Depuis qu’elle a intégré Solidarité Femmes, Linda a croisé le chemin d’une vingtaine de survivantes. Elle me parle de Z., une très jeune femme qui a séjourné au refuge au moment où Linda y effectuait son stage. Elle me dit avoir été frappée par sa résilience, sa capacité à garder le sourire malgré tout.

Linda a réalisé rapidement que la violence entre partenaires ne concerne pas que les couples d’âge mûr. Cela ne fait pas si longtemps que ça qu’elle a terminé ses études, elle a une petite sœur… Elle sait bien comment ça se passe chez les jeunes, en 2023. Et elle peut affirmer qu’ils et elles ne sont pas encore assez sensibilisé·es au phénomène des violences au sein du couple. Iels manquent vraiment d’informations.

Elle-même m’avoue qu’elle sous-estimait beaucoup les violences psychologiques et financières avant de découvrir au quotidien leur impact sur les victimes. Elle est maintenant beaucoup plus attentive aux dits « red flags » et tique facilement quand elle soupçonne le moindre déséquilibre dans les relations amoureuses de ses sœurs dont elle est très proche.

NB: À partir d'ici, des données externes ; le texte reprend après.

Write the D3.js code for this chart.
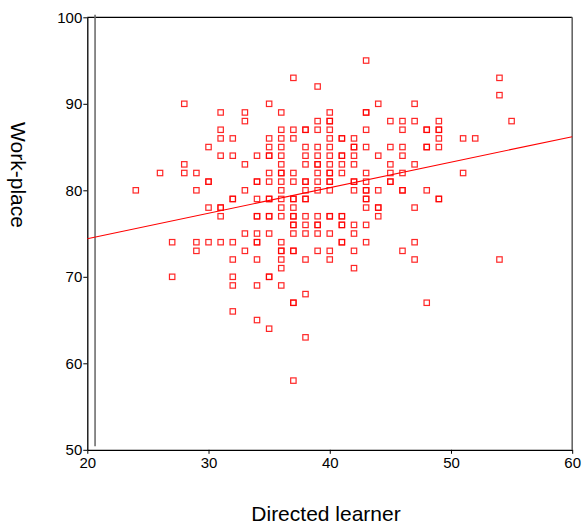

Sororité et conflictualité : le quotidien au refuge

Au travail, très vite, Linda est frappée par le lien qui se crée entre les femmes hébergées et avec les travailleuses et, surtout, par la persistance de ce lien dans le temps. C’est un constat qui marque beaucoup les travailleuses en début de carrière : Éloïse aussi avait relevé ce phénomène. De belles et longues amitiés naissent au refuge et le personnel devient pour beaucoup comme une deuxième famille.

Bien sûr, la vie au refuge n’est pas toujours simple, on est loin d’un long fleuve tranquille et les eaux sont parfois houleuses. A certains moments, le personnel peut avoir l’impression de ramer à contre-courant. Les tensions sont fréquentes. Linda me dit qu’il est parfois compliqué de savoir comment réagir. La formation à l’autodéfense qu’elle a suivie en interne avec l’ensemble de ses collègues sous la supervision de Veronica lui a heureusement fourni des instruments précieux pour se protéger et désamorcer des conflits naissants. Aussi, elle sait qu’elle peut toujours compter sur Josiane, la directrice, disponible à tout moment pour pouvoir intervenir quand un·e éducateur·rice ressent le besoin d’être épaulé·e.

Motiver sans jamais imposer

La motivation des femmes à participer aux activités proposées par Linda n’est pas toujours au rendez-vous non plus. Il est naturel pour elles de vouloir parfois se replier sur elles-mêmes, avec le risque de tomber dans un engourdissement qui est contre-productif dans le processus de reconstruction. Ces femmes sont adultes et seules responsables de leurs choix, Linda ne se sent évidemment pas légitime à leur imposer quoi que ce soit. Cela irait d’ailleurs contre les principes de Solidarité Femmes, qui mettent en avant l’autonomie et l’empowerment des femmes, sujets actifs, par opposition totale à la condition de soumission et de dépendance qui dans la plupart des cas leur a été imposée par leur ex-conjoint violent.

Un engagement féministe vécu dans le partage d’informations et le combat des préjugés

Son engagement féministe, Linda le vit principalement dans la transmission de son savoir et dans son combat quotidien contre les préjugés. « C’est important qu’à notre niveau on essaie de contribuer à la prévention », me dit-elle.

Ce soir, avec les dames hébergées qui le souhaitent, elle terminera un jeu portant sur l’estime de soi. Le but de celui-ci est de favoriser la discussion et de faire ressortir un maximum de positif.

Si d’aventure vous croisez sur votre route un caillou voyageur portant l’hashtag #SolFemmes, s’il-vous-plait, donnez-nous de ses nouvelles et continuez à le faire voyager.

De notre côté, nous nous engageons à emmener avec nous, partout et à chaque instant, nos idéaux d’égalité et notre engagement contre les violences faites aux femmes.